_Directions for this task_
In this exercise, print only the lines of the records below from the one with "Write the Observable" through the one with "3500, 4000, 4500];", inclusive. Pictures are not part of the copy.

_Some records_
--------------------
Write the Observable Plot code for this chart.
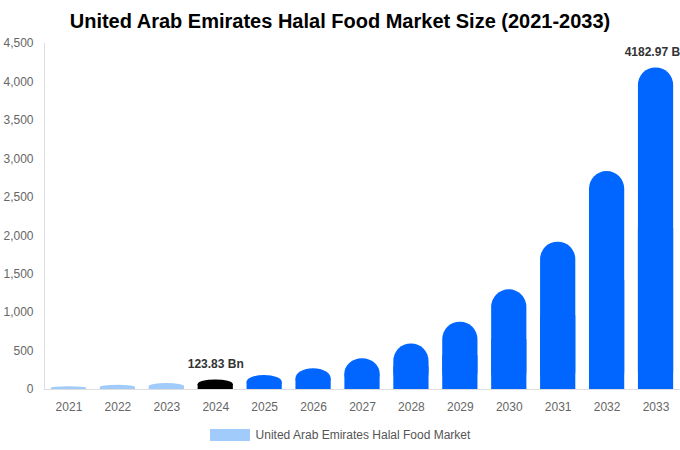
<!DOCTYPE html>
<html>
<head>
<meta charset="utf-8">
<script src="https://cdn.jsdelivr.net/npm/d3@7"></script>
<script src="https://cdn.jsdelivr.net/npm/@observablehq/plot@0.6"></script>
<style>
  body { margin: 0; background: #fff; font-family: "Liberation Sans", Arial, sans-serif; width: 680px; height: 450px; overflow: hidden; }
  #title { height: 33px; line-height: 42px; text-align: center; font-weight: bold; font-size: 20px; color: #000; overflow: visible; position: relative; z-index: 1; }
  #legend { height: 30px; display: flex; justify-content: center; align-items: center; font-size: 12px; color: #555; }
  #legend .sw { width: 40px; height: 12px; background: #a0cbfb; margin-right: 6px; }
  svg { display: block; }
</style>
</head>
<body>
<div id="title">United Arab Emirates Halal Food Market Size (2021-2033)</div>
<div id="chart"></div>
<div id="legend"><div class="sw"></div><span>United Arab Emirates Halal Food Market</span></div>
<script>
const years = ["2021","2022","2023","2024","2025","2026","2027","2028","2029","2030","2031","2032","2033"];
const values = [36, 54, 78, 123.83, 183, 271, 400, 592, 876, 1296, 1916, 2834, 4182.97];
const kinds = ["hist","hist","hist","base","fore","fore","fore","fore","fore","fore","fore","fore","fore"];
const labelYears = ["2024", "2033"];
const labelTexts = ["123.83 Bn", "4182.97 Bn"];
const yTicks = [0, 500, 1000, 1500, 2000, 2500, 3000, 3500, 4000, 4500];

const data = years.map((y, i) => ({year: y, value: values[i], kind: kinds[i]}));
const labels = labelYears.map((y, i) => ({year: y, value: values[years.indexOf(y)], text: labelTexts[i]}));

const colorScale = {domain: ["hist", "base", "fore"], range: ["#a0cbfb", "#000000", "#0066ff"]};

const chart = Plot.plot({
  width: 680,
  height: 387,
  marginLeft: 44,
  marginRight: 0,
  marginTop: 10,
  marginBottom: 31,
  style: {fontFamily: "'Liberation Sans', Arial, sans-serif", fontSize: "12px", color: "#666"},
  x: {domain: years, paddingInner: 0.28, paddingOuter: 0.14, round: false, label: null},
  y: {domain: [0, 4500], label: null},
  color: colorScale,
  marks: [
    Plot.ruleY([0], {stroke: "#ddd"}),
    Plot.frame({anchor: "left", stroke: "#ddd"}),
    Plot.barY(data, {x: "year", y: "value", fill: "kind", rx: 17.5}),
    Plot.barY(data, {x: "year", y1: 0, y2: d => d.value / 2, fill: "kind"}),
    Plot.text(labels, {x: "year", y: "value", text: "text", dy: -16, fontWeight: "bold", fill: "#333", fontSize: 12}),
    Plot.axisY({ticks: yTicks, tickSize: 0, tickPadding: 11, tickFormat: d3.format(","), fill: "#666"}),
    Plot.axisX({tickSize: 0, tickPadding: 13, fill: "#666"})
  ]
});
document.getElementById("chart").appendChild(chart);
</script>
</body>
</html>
--------------------
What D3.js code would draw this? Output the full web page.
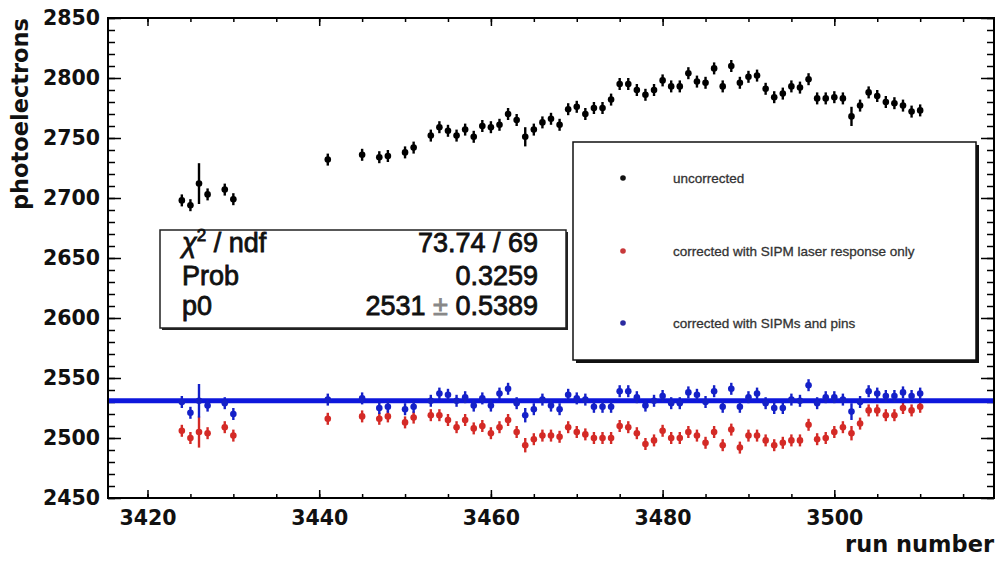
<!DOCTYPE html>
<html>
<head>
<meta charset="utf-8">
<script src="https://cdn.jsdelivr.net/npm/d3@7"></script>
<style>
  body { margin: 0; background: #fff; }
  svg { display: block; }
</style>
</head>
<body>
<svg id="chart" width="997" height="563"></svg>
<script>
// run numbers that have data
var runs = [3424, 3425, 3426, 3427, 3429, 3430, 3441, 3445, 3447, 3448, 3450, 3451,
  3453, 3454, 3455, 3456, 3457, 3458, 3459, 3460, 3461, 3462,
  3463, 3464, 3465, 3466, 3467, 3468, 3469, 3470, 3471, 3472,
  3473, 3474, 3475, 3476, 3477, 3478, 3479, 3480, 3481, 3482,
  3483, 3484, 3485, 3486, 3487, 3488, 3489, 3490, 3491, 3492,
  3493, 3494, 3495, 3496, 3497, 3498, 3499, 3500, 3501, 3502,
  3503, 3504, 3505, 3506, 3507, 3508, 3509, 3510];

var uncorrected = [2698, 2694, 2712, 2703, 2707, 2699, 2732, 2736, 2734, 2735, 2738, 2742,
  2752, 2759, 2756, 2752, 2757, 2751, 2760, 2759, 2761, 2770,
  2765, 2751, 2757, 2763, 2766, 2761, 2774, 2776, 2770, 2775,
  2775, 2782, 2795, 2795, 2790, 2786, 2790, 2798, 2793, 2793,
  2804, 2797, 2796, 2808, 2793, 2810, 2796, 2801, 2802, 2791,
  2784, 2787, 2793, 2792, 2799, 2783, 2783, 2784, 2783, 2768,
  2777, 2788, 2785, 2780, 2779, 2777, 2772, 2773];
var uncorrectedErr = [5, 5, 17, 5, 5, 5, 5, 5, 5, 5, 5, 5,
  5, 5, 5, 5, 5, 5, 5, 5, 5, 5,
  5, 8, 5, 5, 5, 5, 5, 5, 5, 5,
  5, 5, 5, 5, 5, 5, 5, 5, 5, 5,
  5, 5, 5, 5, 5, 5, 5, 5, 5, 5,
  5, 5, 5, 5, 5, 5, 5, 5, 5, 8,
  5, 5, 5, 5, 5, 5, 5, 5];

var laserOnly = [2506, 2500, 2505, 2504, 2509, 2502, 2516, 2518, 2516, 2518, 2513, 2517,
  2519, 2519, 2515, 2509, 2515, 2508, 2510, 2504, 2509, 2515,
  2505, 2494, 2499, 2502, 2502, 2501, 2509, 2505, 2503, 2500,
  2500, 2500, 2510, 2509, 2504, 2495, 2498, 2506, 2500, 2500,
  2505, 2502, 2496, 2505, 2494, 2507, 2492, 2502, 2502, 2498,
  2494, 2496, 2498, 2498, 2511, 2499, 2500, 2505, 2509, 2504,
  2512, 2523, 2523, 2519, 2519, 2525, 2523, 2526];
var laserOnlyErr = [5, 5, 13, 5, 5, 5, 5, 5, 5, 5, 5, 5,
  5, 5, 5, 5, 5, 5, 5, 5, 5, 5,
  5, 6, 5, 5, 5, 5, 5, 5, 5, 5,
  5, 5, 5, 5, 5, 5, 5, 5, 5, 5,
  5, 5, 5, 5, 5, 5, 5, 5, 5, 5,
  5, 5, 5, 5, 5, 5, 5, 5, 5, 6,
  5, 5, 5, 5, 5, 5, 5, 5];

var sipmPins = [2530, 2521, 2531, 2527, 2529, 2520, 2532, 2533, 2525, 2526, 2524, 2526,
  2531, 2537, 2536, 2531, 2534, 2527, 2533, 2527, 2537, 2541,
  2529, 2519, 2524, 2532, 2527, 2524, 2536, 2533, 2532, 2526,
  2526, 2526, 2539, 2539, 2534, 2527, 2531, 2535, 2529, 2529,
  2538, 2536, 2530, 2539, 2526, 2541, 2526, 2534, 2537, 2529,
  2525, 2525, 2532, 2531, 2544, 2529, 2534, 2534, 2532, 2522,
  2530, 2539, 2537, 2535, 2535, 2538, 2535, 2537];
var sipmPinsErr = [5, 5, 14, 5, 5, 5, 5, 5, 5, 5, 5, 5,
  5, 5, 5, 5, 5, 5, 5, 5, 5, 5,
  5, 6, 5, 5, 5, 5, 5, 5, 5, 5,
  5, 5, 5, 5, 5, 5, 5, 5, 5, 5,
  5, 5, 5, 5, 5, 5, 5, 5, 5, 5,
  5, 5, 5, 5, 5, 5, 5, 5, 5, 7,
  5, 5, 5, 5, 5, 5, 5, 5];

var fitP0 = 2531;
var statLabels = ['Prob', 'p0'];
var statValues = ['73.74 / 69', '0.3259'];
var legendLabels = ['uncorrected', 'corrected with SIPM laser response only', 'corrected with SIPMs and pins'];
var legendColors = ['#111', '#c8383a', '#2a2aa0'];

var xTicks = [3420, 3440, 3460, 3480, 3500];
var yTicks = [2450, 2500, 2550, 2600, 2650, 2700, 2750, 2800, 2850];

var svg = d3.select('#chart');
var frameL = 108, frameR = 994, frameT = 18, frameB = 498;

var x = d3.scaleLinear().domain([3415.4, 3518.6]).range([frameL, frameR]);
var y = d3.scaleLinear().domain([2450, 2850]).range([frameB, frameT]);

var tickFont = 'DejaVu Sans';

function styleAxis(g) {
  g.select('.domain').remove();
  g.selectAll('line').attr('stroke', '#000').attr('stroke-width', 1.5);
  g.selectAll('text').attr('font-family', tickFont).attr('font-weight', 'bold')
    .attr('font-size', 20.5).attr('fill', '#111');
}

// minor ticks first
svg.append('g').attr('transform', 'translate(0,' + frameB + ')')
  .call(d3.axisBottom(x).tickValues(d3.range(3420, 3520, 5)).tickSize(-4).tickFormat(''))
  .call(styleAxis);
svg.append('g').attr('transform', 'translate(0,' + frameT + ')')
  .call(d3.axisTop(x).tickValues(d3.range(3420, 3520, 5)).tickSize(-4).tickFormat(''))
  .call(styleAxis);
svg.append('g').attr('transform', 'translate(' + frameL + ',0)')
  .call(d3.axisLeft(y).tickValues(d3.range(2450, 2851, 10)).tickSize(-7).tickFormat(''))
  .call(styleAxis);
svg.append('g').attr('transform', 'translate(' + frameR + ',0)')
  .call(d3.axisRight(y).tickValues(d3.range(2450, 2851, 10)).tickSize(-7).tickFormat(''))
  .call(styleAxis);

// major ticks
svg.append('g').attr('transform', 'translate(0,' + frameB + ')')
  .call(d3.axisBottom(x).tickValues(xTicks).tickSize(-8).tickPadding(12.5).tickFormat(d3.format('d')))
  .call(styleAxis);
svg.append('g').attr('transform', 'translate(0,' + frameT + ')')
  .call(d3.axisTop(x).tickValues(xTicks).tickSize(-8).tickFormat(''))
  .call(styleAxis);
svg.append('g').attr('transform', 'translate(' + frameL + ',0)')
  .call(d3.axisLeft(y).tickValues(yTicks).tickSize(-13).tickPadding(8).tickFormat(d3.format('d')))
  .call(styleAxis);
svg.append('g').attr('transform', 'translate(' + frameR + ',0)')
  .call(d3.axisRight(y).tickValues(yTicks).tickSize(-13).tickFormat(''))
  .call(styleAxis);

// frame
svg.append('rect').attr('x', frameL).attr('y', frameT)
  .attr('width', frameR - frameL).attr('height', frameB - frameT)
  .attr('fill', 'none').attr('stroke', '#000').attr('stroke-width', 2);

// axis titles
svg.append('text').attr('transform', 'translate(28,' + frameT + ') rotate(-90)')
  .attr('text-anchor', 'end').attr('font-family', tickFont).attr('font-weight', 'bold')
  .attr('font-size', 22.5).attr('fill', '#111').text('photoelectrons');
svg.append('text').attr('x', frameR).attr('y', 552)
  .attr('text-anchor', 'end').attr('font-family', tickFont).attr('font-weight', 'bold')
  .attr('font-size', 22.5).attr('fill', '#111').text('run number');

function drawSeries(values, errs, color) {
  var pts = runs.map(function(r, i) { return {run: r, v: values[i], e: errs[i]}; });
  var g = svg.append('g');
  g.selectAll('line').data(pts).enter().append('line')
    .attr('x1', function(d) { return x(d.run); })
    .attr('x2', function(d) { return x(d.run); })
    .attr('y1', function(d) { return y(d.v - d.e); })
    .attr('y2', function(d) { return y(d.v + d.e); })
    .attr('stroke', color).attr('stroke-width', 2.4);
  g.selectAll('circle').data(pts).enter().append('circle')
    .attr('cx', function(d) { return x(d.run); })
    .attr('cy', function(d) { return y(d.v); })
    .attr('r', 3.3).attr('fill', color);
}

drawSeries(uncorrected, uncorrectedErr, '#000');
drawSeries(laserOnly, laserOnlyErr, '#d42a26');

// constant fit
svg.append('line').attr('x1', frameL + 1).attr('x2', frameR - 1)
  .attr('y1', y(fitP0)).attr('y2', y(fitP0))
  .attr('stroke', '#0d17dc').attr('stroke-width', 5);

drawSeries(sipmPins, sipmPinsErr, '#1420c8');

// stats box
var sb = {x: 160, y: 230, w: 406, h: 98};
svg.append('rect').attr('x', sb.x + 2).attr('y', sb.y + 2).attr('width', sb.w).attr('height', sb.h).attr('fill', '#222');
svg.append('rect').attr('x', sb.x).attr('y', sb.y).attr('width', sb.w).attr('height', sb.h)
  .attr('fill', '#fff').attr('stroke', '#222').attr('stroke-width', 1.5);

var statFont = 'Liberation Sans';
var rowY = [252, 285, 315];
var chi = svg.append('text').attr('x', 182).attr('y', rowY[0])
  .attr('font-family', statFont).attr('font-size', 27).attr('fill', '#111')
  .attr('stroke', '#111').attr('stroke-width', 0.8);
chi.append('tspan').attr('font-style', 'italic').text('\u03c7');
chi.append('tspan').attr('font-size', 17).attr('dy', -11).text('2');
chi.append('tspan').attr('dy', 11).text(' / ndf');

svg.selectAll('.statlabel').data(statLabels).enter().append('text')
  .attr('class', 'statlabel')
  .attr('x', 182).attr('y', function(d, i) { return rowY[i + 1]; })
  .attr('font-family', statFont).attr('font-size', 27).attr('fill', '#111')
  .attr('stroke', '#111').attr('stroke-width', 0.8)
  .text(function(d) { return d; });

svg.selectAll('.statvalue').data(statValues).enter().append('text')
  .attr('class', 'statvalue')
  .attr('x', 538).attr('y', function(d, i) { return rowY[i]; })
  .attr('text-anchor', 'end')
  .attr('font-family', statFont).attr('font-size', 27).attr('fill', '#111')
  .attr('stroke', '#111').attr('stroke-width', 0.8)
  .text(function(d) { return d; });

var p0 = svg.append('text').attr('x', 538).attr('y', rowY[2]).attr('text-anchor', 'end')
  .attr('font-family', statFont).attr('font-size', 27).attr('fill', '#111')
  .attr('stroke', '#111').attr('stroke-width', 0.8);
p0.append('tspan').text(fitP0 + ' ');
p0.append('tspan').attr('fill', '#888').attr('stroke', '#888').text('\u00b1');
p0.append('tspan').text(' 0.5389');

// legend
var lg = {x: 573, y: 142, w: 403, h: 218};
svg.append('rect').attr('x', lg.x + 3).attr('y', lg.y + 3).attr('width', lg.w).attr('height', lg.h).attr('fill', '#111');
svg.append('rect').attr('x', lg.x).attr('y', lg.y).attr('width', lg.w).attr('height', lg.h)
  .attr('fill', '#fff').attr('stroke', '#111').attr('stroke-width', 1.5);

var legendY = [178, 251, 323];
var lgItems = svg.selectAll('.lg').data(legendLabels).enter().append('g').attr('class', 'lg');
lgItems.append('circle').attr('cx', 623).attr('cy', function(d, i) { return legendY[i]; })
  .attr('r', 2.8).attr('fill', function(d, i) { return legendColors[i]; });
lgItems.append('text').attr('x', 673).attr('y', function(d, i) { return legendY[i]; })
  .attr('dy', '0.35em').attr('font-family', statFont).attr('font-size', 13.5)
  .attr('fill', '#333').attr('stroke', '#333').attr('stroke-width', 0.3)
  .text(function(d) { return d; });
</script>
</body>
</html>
--------------------
_Task solution_
Write the Observable Plot code for this chart.
<!DOCTYPE html>
<html>
<head>
<meta charset="utf-8">
<script src="https://cdn.jsdelivr.net/npm/d3@7"></script>
<script src="https://cdn.jsdelivr.net/npm/@observablehq/plot@0.6"></script>
<style>
  body { margin: 0; background: #fff; font-family: "Liberation Sans", Arial, sans-serif; width: 680px; height: 450px; overflow: hidden; }
  #title { height: 33px; line-height: 42px; text-align: center; font-weight: bold; font-size: 20px; color: #000; overflow: visible; position: relative; z-index: 1; }
  #legend { height: 30px; display: flex; justify-content: center; align-items: center; font-size: 12px; color: #555; }
  #legend .sw { width: 40px; height: 12px; background: #a0cbfb; margin-right: 6px; }
  svg { display: block; }
</style>
</head>
<body>
<div id="title">United Arab Emirates Halal Food Market Size (2021-2033)</div>
<div id="chart"></div>
<div id="legend"><div class="sw"></div><span>United Arab Emirates Halal Food Market</span></div>
<script>
const years = ["2021","2022","2023","2024","2025","2026","2027","2028","2029","2030","2031","2032","2033"];
const values = [36, 54, 78, 123.83, 183, 271, 400, 592, 876, 1296, 1916, 2834, 4182.97];
const kinds = ["hist","hist","hist","base","fore","fore","fore","fore","fore","fore","fore","fore","fore"];
const labelYears = ["2024", "2033"];
const labelTexts = ["123.83 Bn", "4182.97 Bn"];
const yTicks = [0, 500, 1000, 1500, 2000, 2500, 3000, 3500, 4000, 4500];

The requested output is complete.